I have carried that chain of hearts around on the backpack that goes with me everywhere for a year – people have complimented me on them – but I never explained them, never said; “These are part of my process. These hearts hold love and despair in equal measure. I can’t let them go.”
Today I went with my mum to Loch to have lunch and cups of tea in memory of my dad – it was a place we had been with him a few times. It’s very lovely.
I tried to explain to my mum that I still don’t feel as if he is gone, I feel that he is here – lodged in my heart, woven around my brain. The times when the loss grips me is when I have to attend to my Humber – he looked after my car so beautifully that I can hardly bear to sit in it, while I love it as well.

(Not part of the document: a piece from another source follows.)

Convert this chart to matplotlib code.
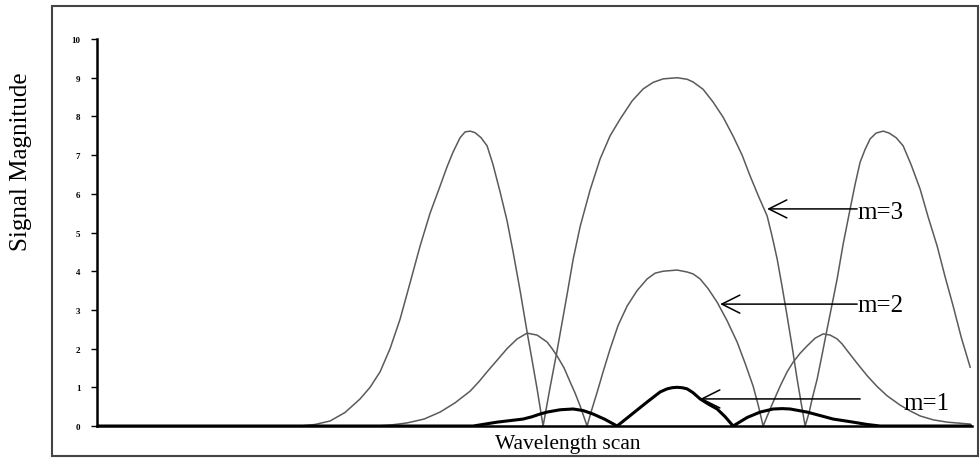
import matplotlib.pyplot as plt
from matplotlib.patches import Rectangle

plt.rcParams['font.family'] = ['Liberation Serif', 'DejaVu Serif']

# scan position (arbitrary units) and signal magnitude
x_m3 = [0, 203, 218, 233, 248, 263, 273, 283, 293, 303, 313, 323, 333, 343, 350, 356, 363, 368,
        373, 378, 384, 390, 396, 403, 410, 416, 423, 430, 435, 440, 446,
        453, 460, 470, 476, 483, 493, 503, 513, 523, 535, 546, 556, 566, 580, 590, 596, 606,
        616, 626, 636, 645, 653, 662, 670, 675, 680, 685, 690, 695, 700, 704, 708,
        712, 715, 720, 725, 730, 735, 740, 746, 753, 758, 763, 768, 773, 779, 786, 792, 799,
        806, 814, 823, 831, 840, 848, 856, 864, 873]
y_m3 = [0, 0, 0.04, 0.13, 0.35, 0.7, 1.0, 1.4, 2.0, 2.76, 3.7, 4.65, 5.5, 6.2, 6.7, 7.08, 7.45, 7.6,
        7.62, 7.58, 7.45, 7.24, 6.75, 6.05, 5.3, 4.5, 3.5, 2.43, 1.7, 0.96, 0,
        1.0, 1.95, 3.4, 4.3, 5.15, 6.1, 6.9, 7.5, 7.93, 8.4, 8.71, 8.88, 8.97, 9.0, 8.96, 8.89, 8.7,
        8.37, 7.98, 7.49, 7.0, 6.46, 5.9, 5.43, 4.9, 4.32, 3.6, 2.84, 2.05, 1.21, 0.6, 0,
        0.35, 0.7, 1.21, 1.85, 2.51, 3.15, 3.8, 4.7, 5.61, 6.25, 6.82, 7.15, 7.42, 7.57, 7.62, 7.57, 7.45,
        7.24, 6.75, 6.12, 5.4, 4.65, 3.85, 3.1, 2.3, 1.52]

x_m2 = [0, 280, 295, 310, 327, 343, 358, 373, 382, 390, 400, 410, 420, 430, 440, 450, 455, 460,
        467, 473, 478, 483, 490,
        495, 500, 506, 513, 521, 530, 540, 550, 558, 566, 580, 590, 596, 603, 611, 620, 630, 640,
        648, 656, 661, 666,
        674, 683, 690, 696, 703, 710, 718, 726, 733, 740, 745, 750, 760, 770, 780, 790, 803, 813,
        823, 836, 850, 873]
y_m2 = [0, 0, 0.03, 0.08, 0.18, 0.36, 0.6, 0.9, 1.15, 1.4, 1.7, 2.0, 2.25, 2.4, 2.35, 2.17, 2.0, 1.81,
        1.5, 1.14, 0.85, 0.52, 0,
        0.45, 0.87, 1.4, 1.99, 2.6, 3.1, 3.5, 3.8, 3.95, 4.0, 4.03, 3.98, 3.93, 3.8, 3.55, 3.2, 2.72, 2.17,
        1.62, 1.03, 0.55, 0,
        0.5, 1.03, 1.4, 1.65, 1.88, 2.07, 2.27, 2.38, 2.35, 2.25, 2.12, 1.95, 1.62, 1.3, 1.02, 0.78, 0.54, 0.39,
        0.26, 0.16, 0.1, 0.05]

x_m1 = [0, 376, 388, 400, 413, 426, 435, 443, 450, 463, 476, 486, 496, 508, 520,
        535, 550, 557, 563, 570, 575, 580, 585, 590, 596, 603, 611, 620, 628, 636,
        650, 663, 676, 685, 693, 710, 723, 736, 756, 770, 783, 875]
y_m1 = [0, 0, 0.05, 0.1, 0.14, 0.18, 0.24, 0.31, 0.36, 0.42, 0.44, 0.4, 0.31, 0.17, 0,
        0.31, 0.62, 0.76, 0.88, 0.96, 0.99, 1.0, 0.99, 0.96, 0.86, 0.7, 0.57, 0.44, 0.24, 0,
        0.22, 0.36, 0.44, 0.45, 0.44, 0.36, 0.27, 0.18, 0.1, 0.04, 0, 0]

y_ticks = list(range(11))
labels = ['m=3', 'm=2', 'm=1']
arrow_tips = [(670, 5.61), (623, 3.15), (603, 0.70)]
arrow_ends = [(760, 5.61), (760, 3.15), (763, 0.70)]
label_pos = [(760, 5.53), (760, 3.13), (806, 0.59)]

fig = plt.figure(figsize=(9.8, 4.6), dpi=100)
ax = fig.add_axes([0.099, 0.0717, 0.893, 0.8413])

ax.plot(x_m3, y_m3, color='#5a5a5a', lw=1.1)
ax.plot(x_m2, y_m2, color='#5a5a5a', lw=1.1)
ax.plot(x_m1, y_m1, color='black', lw=2.2)

for lab, tip, end, pos in zip(labels, arrow_tips, arrow_ends, label_pos):
    ax.annotate('', xy=tip, xytext=end,
                arrowprops=dict(arrowstyle='->,head_length=0.72,head_width=0.36',
                                color='black', lw=1.1, mutation_scale=18,
                                shrinkA=0, shrinkB=0))
    ax.text(pos[0], pos[1], lab, fontsize=18, ha='left', va='center')

ax.set_xlim(0, 875)
ax.set_ylim(0, 10)
ax.set_yticks(y_ticks)
ax.set_yticklabels([str(t) for t in y_ticks], fontsize=6.5, fontweight='bold')
ax.set_xticks([])
ax.tick_params(axis='y', direction='out', length=4, width=1, pad=8)
for s in ['top', 'right']:
    ax.spines[s].set_visible(False)
ax.spines['left'].set_linewidth(1.8)
ax.spines['bottom'].set_linewidth(1.8)

fig.text(0.579, 0.033, 'Wavelength scan', fontsize=15.5, ha='center', va='center')
fig.text(0.021, 0.648, 'Signal Magnitude', fontsize=18, rotation=90, ha='center', va='center')

fig.patches.append(Rectangle((0.053, 0.006), 0.945, 0.978, transform=fig.transFigure,
                             fill=False, edgecolor='#444444', lw=1.5))

fig.savefig('out.png', dpi=100)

I was lucky to be able to go with my mum today and amble around together where we used to live for a few years when I was about eight-years-old. And where M and I lived for a year when we first got together. Back then the only cafe served cappuccinos in a teapot.
Mum and I went into a shop full of Nepalese handicrafts. Beautiful felty things. I bought a ball of silk spun from the offcuts from saris. It looks very similar to this…
I am going to make a new string of hearts, ones that will be infused with more love, loss, longing and sunshine, rather than soaking despair. To think it has been a year. Incomprehensible. It feels more like four or five months. Grief and loss seem to be like dog years – but different for each person. For me, one year actually equals five months.
I have made some blue hearts to replace the ones on my bag. They are smaller. They are lighter. They represent five months in loss-time, and one year flicking by in the world of calendars. There are nine hearts – my birth number and his birth number. They will travel with me while I begin on the new silk ones.
Dad. I miss you.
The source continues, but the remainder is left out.